What you are asked to do:
From the first line of the listing below to the line with "const barW = 22;", print each line exactly, and nothing more. Leave out the pictures.

Provided material:
========

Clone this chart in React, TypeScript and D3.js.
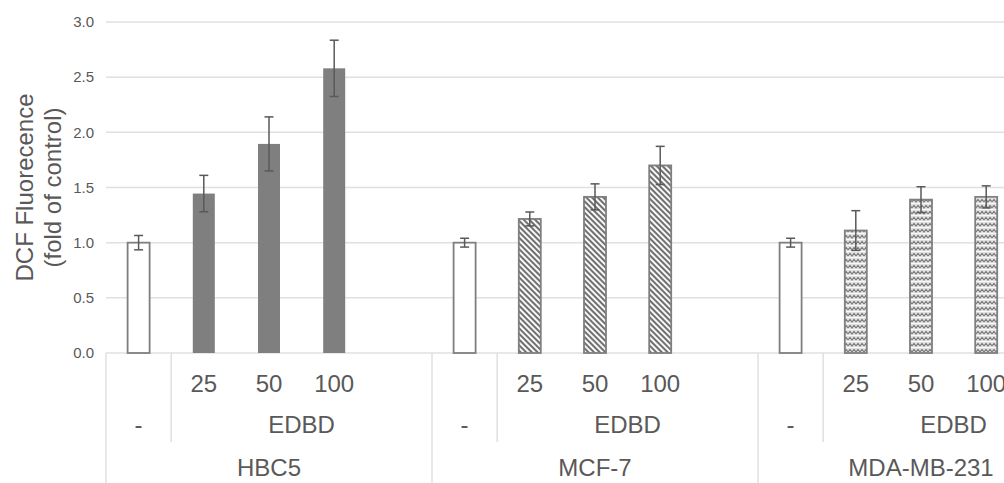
import React from "react";
import * as d3 from "d3";

// cell lines and dose labels
const groups = ["HBC5", "MCF-7", "MDA-MB-231"];
const doseLabels = ["", "25", "50", "100", ""];
const controlLabel = "-";
const treatLabel = "EDBD";

// means and SD (fold of control), order: control, 25, 50, 100
const hbc5Means = [1.0, 1.445, 1.895, 2.58];
const hbc5Errs = [0.065, 0.165, 0.245, 0.255];
const mcf7Means = [1.0, 1.215, 1.415, 1.7];
const mcf7Errs = [0.04, 0.063, 0.118, 0.173];
const mdaMeans = [1.0, 1.11, 1.39, 1.415];
const mdaErrs = [0.04, 0.18, 0.117, 0.1];

const yTicks = [0, 0.5, 1.0, 1.5, 2.0, 2.5, 3.0];

const W = 1004;
const H = 483;
const left = 106;
const step = 65.2;
const top = 22;
const bottom = 353;
const barW = 22;

const textColor = "#595959";
const gridColor = "#e0e0e0";
const barGray = "#7f7f7f";
const font = "'Liberation Sans', Arial, sans-serif";

export default function App() {
  const seriesMeans = [hbc5Means, mcf7Means, mdaMeans];
  const seriesErrs = [hbc5Errs, mcf7Errs, mdaErrs];
  const fills = ["url(#solid)", "url(#diag)", "url(#zig)"];

  const slots = d3.range(groups.length * doseLabels.length);
  const x = d3
    .scaleBand<number>()
    .domain(slots)
    .range([left, left + slots.length * step])
    .padding(0);
  const y = d3.scaleLinear().domain([0, 3]).range([bottom, top]);
  const fmt = d3.format(".1f");

  const bars: any[] = [];
  groups.forEach((g, gi) => {
    seriesMeans[gi].forEach((v, i) => {
      bars.push({
        key: `${g}-${i}`,
        slot: gi * doseLabels.length + i,
        value: v,
        err: seriesErrs[gi][i],
        fill: i === 0 ? "#ffffff" : fills[gi],
        control: i === 0,
        solid: gi === 0 && i > 0,
      });
    });
  });

  return (
    <svg
      width={W}
      height={H}
      style={{ position: "absolute", left: 0, top: 0, background: "#fff" }}
      fontFamily={font}
    >
      <defs>
        <pattern id="solid" width="4" height="4" patternUnits="userSpaceOnUse">
          <rect width="4" height="4" fill={barGray} />
        </pattern>
        <pattern
          id="diag"
          width="4"
          height="4"
          patternUnits="userSpaceOnUse"
          patternTransform="rotate(45)"
        >
          <rect width="4" height="4" fill="#ffffff" />
          <rect width="4" height="2.1" fill="#707070" />
        </pattern>
        <pattern id="zig" width="8" height="6" patternUnits="userSpaceOnUse">
          <rect width="8" height="6" fill="#e2e2e2" />
          <path
            d="M0,4 L2,1.5 L4,4 L6,1.5 L8,4"
            fill="none"
            stroke="#7a7a7a"
            strokeWidth="1.1"
          />
          <path d="M-1,5.5 L9,5.5" stroke="#ffffff" strokeWidth="0.8" />
        </pattern>
      </defs>

      {/* gridlines */}
      {yTicks.map((t) => (
        <g key={t}>
          <line
            x1={left}
            x2={W}
            y1={y(t)}
            y2={y(t)}
            stroke={gridColor}
            strokeWidth={1.5}
          />
          <text
            x={94}
            y={y(t)}
            dy="0.35em"
            textAnchor="end"
            fontSize={15}
            fill={textColor}
          >
            {fmt(t)}
          </text>
        </g>
      ))}

      {/* bars */}
      {bars.map((b) => {
        const cx = (x(b.slot) as number) + x.bandwidth() / 2;
        return (
          <g key={b.key}>
            <rect
              x={cx - barW / 2}
              y={y(b.value)}
              width={barW}
              height={y(0) - y(b.value)}
              fill={b.fill}
              stroke={b.solid ? "none" : barGray}
              strokeWidth={1.8}
            />
            <line
              x1={cx}
              x2={cx}
              y1={y(b.value + b.err)}
              y2={y(b.value - b.err)}
              stroke={textColor}
              strokeWidth={1.5}
            />
            {[b.value + b.err, b.value - b.err].map((e, k) => (
              <line
                key={k}
                x1={cx - 4.5}
                x2={cx + 4.5}
                y1={y(e)}
                y2={y(e)}
                stroke={textColor}
                strokeWidth={1.5}
              />
            ))}
          </g>
        );
      })}

      {/* category axis dividers */}
      {groups.map((g, gi) => {
        const s0 = gi * doseLabels.length;
        const gx0 = x(s0) as number;
        const gx1 = gx0 + doseLabels.length * step;
        const inner = x(s0 + 1) as number;
        return (
          <g key={g}>
            <line x1={gx0} x2={gx0} y1={bottom} y2={H} stroke={gridColor} strokeWidth={1.5} />
            <line x1={inner} x2={inner} y1={bottom} y2={442} stroke={gridColor} strokeWidth={1.5} />
            {doseLabels.map((d, i) => (
              <text
                key={i}
                x={(x(s0 + i) as number) + x.bandwidth() / 2}
                y={392}
                textAnchor="middle"
                fontSize={24}
                fill={textColor}
              >
                {d}
              </text>
            ))}
            <text
              x={gx0 + step / 2}
              y={433}
              textAnchor="middle"
              fontSize={24}
              fill={textColor}
            >
              {controlLabel}
            </text>
            <text
              x={(inner + gx1) / 2}
              y={433}
              textAnchor="middle"
              fontSize={24}
              fill={textColor}
            >
              {treatLabel}
            </text>
            <text
              x={(gx0 + gx1) / 2}
              y={476}
              textAnchor="middle"
              fontSize={24}
              fill={textColor}
            >
              {g}
            </text>
          </g>
        );
      })}

      {/* y axis title */}
      <g transform={`translate(0, ${(top + bottom) / 2}) rotate(-90)`}>
        <text x={0} y={25} dy="0.35em" textAnchor="middle" fontSize={24} fill={textColor}>
          DCF Fluorecence
        </text>
        <text x={0} y={53} dy="0.35em" textAnchor="middle" fontSize={24} fill={textColor}>
          (fold of control)
        </text>
      </g>
    </svg>
  );
}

========

Written response:
Clone this chart in React, TypeScript and D3.js.
import React from "react";
import * as d3 from "d3";

// cell lines and dose labels
const groups = ["HBC5", "MCF-7", "MDA-MB-231"];
const doseLabels = ["", "25", "50", "100", ""];
const controlLabel = "-";
const treatLabel = "EDBD";

// means and SD (fold of control), order: control, 25, 50, 100
const hbc5Means = [1.0, 1.445, 1.895, 2.58];
const hbc5Errs = [0.065, 0.165, 0.245, 0.255];
const mcf7Means = [1.0, 1.215, 1.415, 1.7];
const mcf7Errs = [0.04, 0.063, 0.118, 0.173];
const mdaMeans = [1.0, 1.11, 1.39, 1.415];
const mdaErrs = [0.04, 0.18, 0.117, 0.1];

const yTicks = [0, 0.5, 1.0, 1.5, 2.0, 2.5, 3.0];

const W = 1004;
const H = 483;
const left = 106;
const step = 65.2;
const top = 22;
const bottom = 353;
const barW = 22;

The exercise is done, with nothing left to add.